- WRITTEN REQUEST -
Your output is the lines from the first one to the one containing "W, H = 1069, 702", repeated exactly, with images left out.

- COLLECTED DATA -
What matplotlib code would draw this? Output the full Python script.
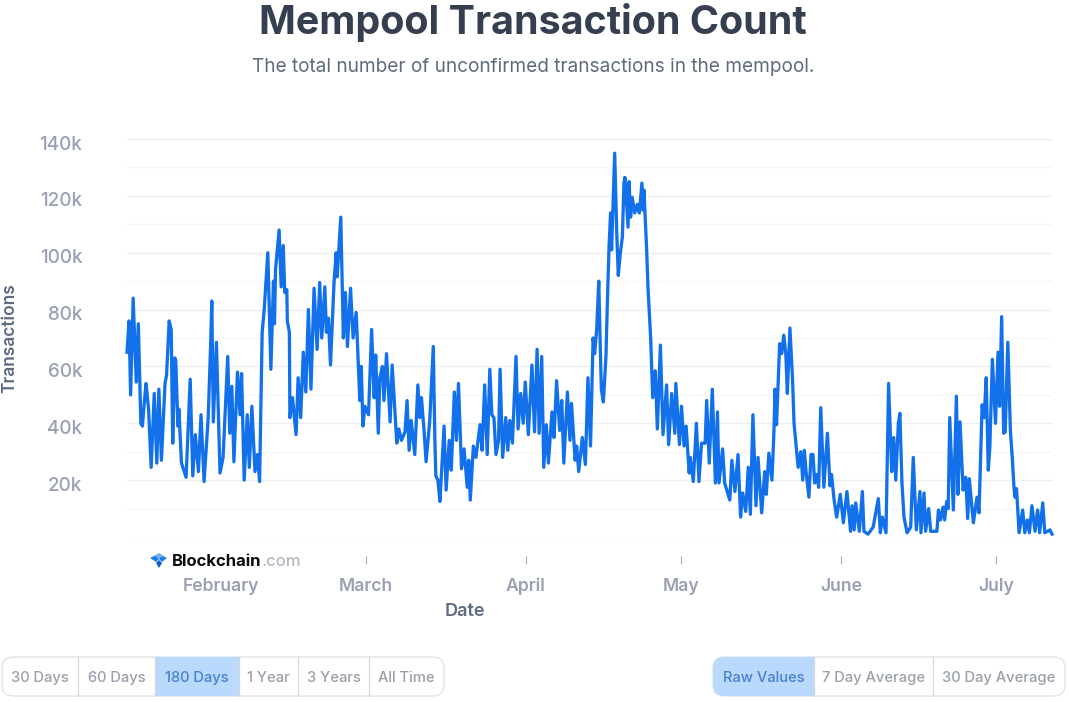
import numpy as np
import matplotlib
matplotlib.use('Agg')
import matplotlib.pyplot as plt
import matplotlib.dates as mdates
from matplotlib.patches import FancyBboxPatch, Rectangle, Polygon
from matplotlib.transforms import Affine2D, ScaledTranslation

W, H = 1069, 702

# days since the first sample
days = [0.0, 0.4, 0.7, 1.2, 1.8, 2.2, 2.7, 3.0, 3.4, 3.7, 4.2, 4.7, 5.3, 5.8, 6.2, 6.7, 7.4, 7.7, 8.2, 8.6,
        8.9, 9.3, 9.5, 9.9, 10.1, 10.6, 11.5, 12.3, 12.8, 13.3, 13.9, 14.4, 15.0, 15.8, 16.3, 16.5, 16.8, 17.4, 18.1, 18.7,
        19.6, 20.0, 20.4, 20.8, 21.5, 22.0, 22.3, 22.8, 23.4, 23.8, 24.3, 24.9, 25.4, 25.8, 26.3, 26.7, 27.4, 28.0, 28.5, 28.7,
        28.9, 29.2, 29.6, 30.0, 30.4, 30.7, 31.1, 31.2, 31.6, 31.7, 32.2, 32.9, 33.3, 33.8, 34.3, 34.8, 35.3, 35.8, 36.4, 37.0,
        37.5, 37.9, 38.5, 38.8, 39.2, 39.6, 40.3, 40.7, 40.9, 41.6, 42.1, 42.5, 42.9, 43.5, 44.0, 44.6, 45.3, 45.6, 45.9, 46.3,
        47.0, 47.6, 48.1, 48.4, 48.9, 49.2, 49.7, 50.0, 50.5, 51.2, 51.6, 52.5, 52.9, 53.4, 54.1, 54.5, 54.9, 55.3, 56.0, 56.6,
        57.0, 57.3, 57.8, 58.2, 58.9, 59.6, 59.9, 60.1, 60.5, 60.9, 61.7, 62.1, 62.7, 63.1, 63.7, 64.1, 64.5, 65.1, 65.6, 66.2,
        66.5, 66.8, 67.4, 67.9, 68.7, 69.1, 69.6, 70.1, 70.6, 71.0, 71.4, 71.8, 72.3, 72.6, 73.1, 73.7, 74.1, 74.5, 75.0, 75.7,
        76.1, 76.6, 77.1, 77.5, 78.1, 78.8, 79.3, 79.8, 80.2, 80.7, 81.1, 81.6, 82.0, 82.7, 83.1, 83.6, 84.2, 84.6, 85.0, 85.7,
        86.2, 86.5, 87.2, 87.5, 87.9, 88.6, 89.2, 89.7, 90.2, 90.7, 91.0, 91.4, 91.8, 92.3, 92.7, 93.2, 93.5, 93.8, 94.1, 94.3,
        94.9, 95.3, 95.6, 96.0, 96.4, 96.7, 96.9, 97.5, 97.7, 98.0, 98.3, 98.8, 99.3, 99.7, 100.2, 100.4, 100.6, 101.1, 101.4, 101.9,
        102.3, 102.8, 103.2, 103.8, 104.3, 105.0, 105.4, 106.0, 106.6, 106.8, 107.5, 107.9, 108.4, 108.8, 109.4, 109.6, 110.2, 110.8, 111.3, 111.8,
        112.5, 112.8, 113.3, 113.9, 114.5, 114.9, 115.2, 115.9, 116.3, 117.3, 117.7, 118.3, 118.9, 119.4, 119.8, 120.4, 120.9, 121.3, 121.8, 122.4,
        122.8, 123.5, 124.1, 124.4, 124.9, 125.5, 125.9, 126.1, 126.4, 127.0, 127.4, 127.8, 128.2, 128.5, 129.0, 129.5, 129.8, 130.6, 131.1, 131.5,
        131.8, 132.2, 132.7, 133.1, 133.5, 133.8, 134.2, 134.6, 135.0, 135.6, 136.3, 136.8, 137.1, 137.6, 138.1, 138.8, 139.4, 140.1, 140.8, 141.1,
        141.5, 141.8, 142.5, 143.1, 143.4, 144.2, 145.2, 146.2, 146.6, 147.0, 147.7, 148.2, 148.8, 149.2, 149.6, 150.1, 150.4, 150.8, 151.2, 151.8,
        152.5, 153.0, 153.6, 154.3, 154.5, 155.1, 155.4, 156.0, 156.4, 157.6, 157.9, 158.3, 158.8, 159.1, 159.5, 159.8, 160.1, 160.8, 161.4, 161.7,
        162.1, 162.7, 163.2, 163.6, 163.9, 164.7, 165.4, 165.8, 166.4, 166.8, 167.2, 167.6, 167.9, 168.4, 169.0, 169.5, 169.8, 170.2, 170.6, 170.9,
        171.4, 171.9, 172.3, 172.6, 172.8, 173.1, 173.6, 174.3, 174.7, 175.2, 175.6, 176.1, 176.7, 177.2, 177.6, 178.2, 178.6, 179.6, 180.0]

# unconfirmed transactions, thousands
counts = [65, 76, 50, 84, 54.5, 75, 40, 39, 48, 54, 45, 24.5, 50.5, 26, 52, 27, 54, 57, 76, 73,
          33, 63, 62, 39, 45, 26, 21, 55.5, 21.5, 36, 23, 43, 19.5, 42, 69, 83, 40.5, 68.5, 22.5, 28,
          63.5, 36.5, 53, 26.5, 58, 43, 57.5, 20, 43, 24.5, 46, 23, 29, 19.5, 72, 80, 100, 59, 90, 75,
          94, 100, 108, 88, 102.5, 86, 87, 76, 72, 42, 49, 36, 56, 42, 65, 51, 80, 52, 87.5, 66,
          89.5, 70, 88, 72, 77, 60.5, 90, 100, 91.5, 112.5, 70, 86, 67, 87.5, 70, 79, 48, 60, 39, 46,
          43, 73, 49, 64, 36.5, 56, 60, 48, 64.5, 40.5, 60.5, 33, 38, 34, 37, 48, 30.5, 41, 29, 53.5,
          42, 49, 37.5, 26.5, 40.5, 67, 35, 21.5, 20, 12.5, 39, 16.5, 34, 23.5, 51, 34, 54, 24, 31, 17.5,
          27, 13, 32, 28, 39.5, 30.5, 53.5, 29, 59, 43, 42, 29, 34, 59, 28, 42, 30.5, 41, 33, 63.5,
          38, 50.5, 40, 54.5, 36, 60.5, 37, 66, 36.5, 63.5, 24.5, 39.5, 26, 44, 35, 55, 37.5, 48, 26, 51,
          34, 47, 27, 32, 23, 35, 25.5, 56, 32, 70, 64.5, 73, 90, 52, 47.5, 63.5, 84, 102, 114, 101,
          135, 107, 92, 100, 105.5, 124.5, 126.5, 109, 125, 112.5, 119.5, 114, 117, 114, 124.5, 115, 122, 102, 87, 70,
          49, 58.5, 38, 67.5, 36, 53.5, 32.5, 50.5, 36.5, 54, 32.5, 46, 32, 39, 22.5, 28, 19.5, 40, 19.5, 33,
          33, 48, 26, 52, 19, 44, 19, 31, 19, 13, 27, 16, 29, 7, 15.5, 9, 24.5, 8, 43, 11,
          28, 8.5, 23, 15, 29.5, 20, 37.5, 52, 39.5, 68, 64.5, 71, 64.5, 50.5, 73.5, 56, 40, 24.5, 30, 20,
          30.5, 22, 14, 29, 29, 19, 22, 17.5, 45.5, 17.5, 36.5, 18, 22, 13, 7, 15, 5, 16, 2, 11,
          2.5, 12, 2, 16, 2, 1, 3.5, 13.5, 1.5, 7, 1.5, 54, 23, 35, 20, 40, 43.5, 19, 7, 1.5,
          3.5, 28, 2.5, 16, 1.5, 15.5, 2, 10, 2, 2, 9.5, 6, 10.5, 6, 12.5, 10, 42, 9.5, 49.5, 15,
          40.5, 16.5, 21, 6.5, 20.5, 5, 14, 8.5, 46.5, 42, 56, 23.5, 31.5, 62.5, 40, 65, 46, 77.5, 36.5, 37,
          68.5, 37.5, 27, 17.5, 14, 17, 1.5, 9.5, 1.5, 6, 1.5, 11, 2, 9.5, 1.5, 12, 1.5, 2.5, 1]

start_date = '2021-01-13T19:00'
span_days = 179
month_dates = ['2021-02-01', '2021-03-01', '2021-04-01', '2021-05-01', '2021-06-01', '2021-07-01']
month_labels = ['February', 'March', 'April', 'May', 'June', 'July']
y_ticks = [20, 40, 60, 80, 100, 120, 140]
y_minor = [0, 10, 30, 50, 70, 90, 110, 130]

range_buttons = ['30 Days', '60 Days', '180 Days', '1 Year', '3 Years', 'All Time']
range_edges = [2, 78, 155, 239, 298, 369, 444]
avg_buttons = ['Raw Values', '7 Day Average', '30 Day Average']
avg_edges = [713, 814, 933, 1065]

plt.rcParams['font.family'] = ['Inter', 'DejaVu Sans']

fig = plt.figure(figsize=(W / 100, H / 100), dpi=100)
ax = fig.add_axes([127 / W, 1 - 537 / H, 925 / W, 398 / H])

# pixel coordinates for the page furniture round the chart
page = Affine2D().scale(1 / W, -1 / H).translate(0, 1) + fig.transFigure

start = mdates.date2num(np.datetime64(start_date))
x = start + np.array(days) * span_days / days[-1]
ax.plot(x, counts, color='#1270ea', lw=2.35, solid_joinstyle='round', clip_on=False, zorder=3)

ax.set_xlim(start, start + span_days)
ax.set_ylim(0, 140)

for s in ['top', 'left', 'right']:
    ax.spines[s].set_visible(False)
ax.spines['bottom'].set_visible(False)
ax.spines['bottom'].set_position(('outward', 13.5))

ax.set_yticks(y_ticks)
ax.set_yticklabels(['%dk' % v for v in y_ticks], fontsize=13.6, fontweight=500, color='#9aa1b5')
ax.set_yticks(y_minor, minor=True)
ax.tick_params(axis='y', which='both', length=0, pad=32)
ax.grid(axis='y', which='major', color='#eceef2', lw=0.9)
ax.grid(axis='y', which='minor', color='#f5f6f8', lw=0.9)
ax.set_axisbelow(True)
for lab in ax.get_yticklabels():
    lab.set_transform(lab.get_transform() + ScaledTranslation(0, -3.5 / 100, fig.dpi_scale_trans))

ax.set_xticks(mdates.date2num(np.array(month_dates, dtype='datetime64[D]')))
ax.set_xticklabels(month_labels, fontsize=12.7, fontweight=600, color='#9aa1b5')
ax.tick_params(axis='x', length=6, width=0.8, color='#a9adb8', pad=10)
ax.xaxis.get_major_ticks()[0].tick1line.set_visible(False)

ax.text(465, 612, 'Date', transform=page, ha='center', va='center', fontsize=13,
        fontweight=600, color='#5f6b80')
ax.text(10, 338, 'Transactions', transform=page, ha='center', va='center', rotation=90,
        fontsize=12.5, fontweight=600, color='#5f6b80')

fig.text(533, 22, 'Mempool Transaction Count', transform=page, ha='center', va='center',
         fontsize=28.4, fontweight=700, color='#353f50')
fig.text(533, 67, 'The total number of unconfirmed transactions in the mempool.', transform=page,
         ha='center', va='center', fontsize=13.7, color='#5f6b7d')

# logo
for pts, col in [([(150, 558), (156, 555), (159, 559), (156, 562)], '#1f7fe0'),
                 ([(167, 558), (161, 555), (159, 559), (162, 562)], '#1f7fe0'),
                 ([(154, 556), (159, 553), (164, 556), (159, 558)], '#6fb0f0'),
                 ([(156, 563), (159, 560), (162, 563), (159, 568)], '#0d5cc0')]:
    fig.add_artist(Polygon(pts, closed=True, transform=page, color=col, lw=0))
fig.text(172, 561, 'Blockchain', transform=page, ha='left', va='center', fontsize=12,
         fontweight=700, color='#0b0b10')
fig.text(262, 561, '.com', transform=page, ha='left', va='center', fontsize=12,
         fontweight=500, color='#b4b7bf')


def draw_buttons(labels, edges, active):
    y0, y1 = 657, 696
    bg = FancyBboxPatch((edges[0], y0), edges[-1] - edges[0], y1 - y0, boxstyle='round,pad=0,rounding_size=11',
                        transform=page, fc='white', ec='#e0e2e6', lw=0.9)
    fig.add_artist(bg)
    hi = Rectangle((edges[active], y0), edges[active + 1] - edges[active], y1 - y0, transform=page,
                   fc='#b9d9fd', ec='none')
    fig.add_artist(hi)
    hi.set_clip_path(bg)
    for e in edges[1:-1]:
        fig.add_artist(plt.Line2D([e, e], [y0, y1], transform=page, color='#d5d7dc', lw=0.9))
    for i, lab in enumerate(labels):
        col = '#4a7fd0' if i == active else '#9a9fab'
        fig.text((edges[i] + edges[i + 1]) / 2, 678, lab, transform=page, ha='center', va='center',
                 fontsize=10.6, fontweight=500, color=col)


draw_buttons(range_buttons, range_edges, 2)
draw_buttons(avg_buttons, avg_edges, 0)

fig.savefig('out.png', dpi=100)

- SOLVED PROBLEM -
What matplotlib code would draw this? Output the full Python script.
import numpy as np
import matplotlib
matplotlib.use('Agg')
import matplotlib.pyplot as plt
import matplotlib.dates as mdates
from matplotlib.patches import FancyBboxPatch, Rectangle, Polygon
from matplotlib.transforms import Affine2D, ScaledTranslation

W, H = 1069, 702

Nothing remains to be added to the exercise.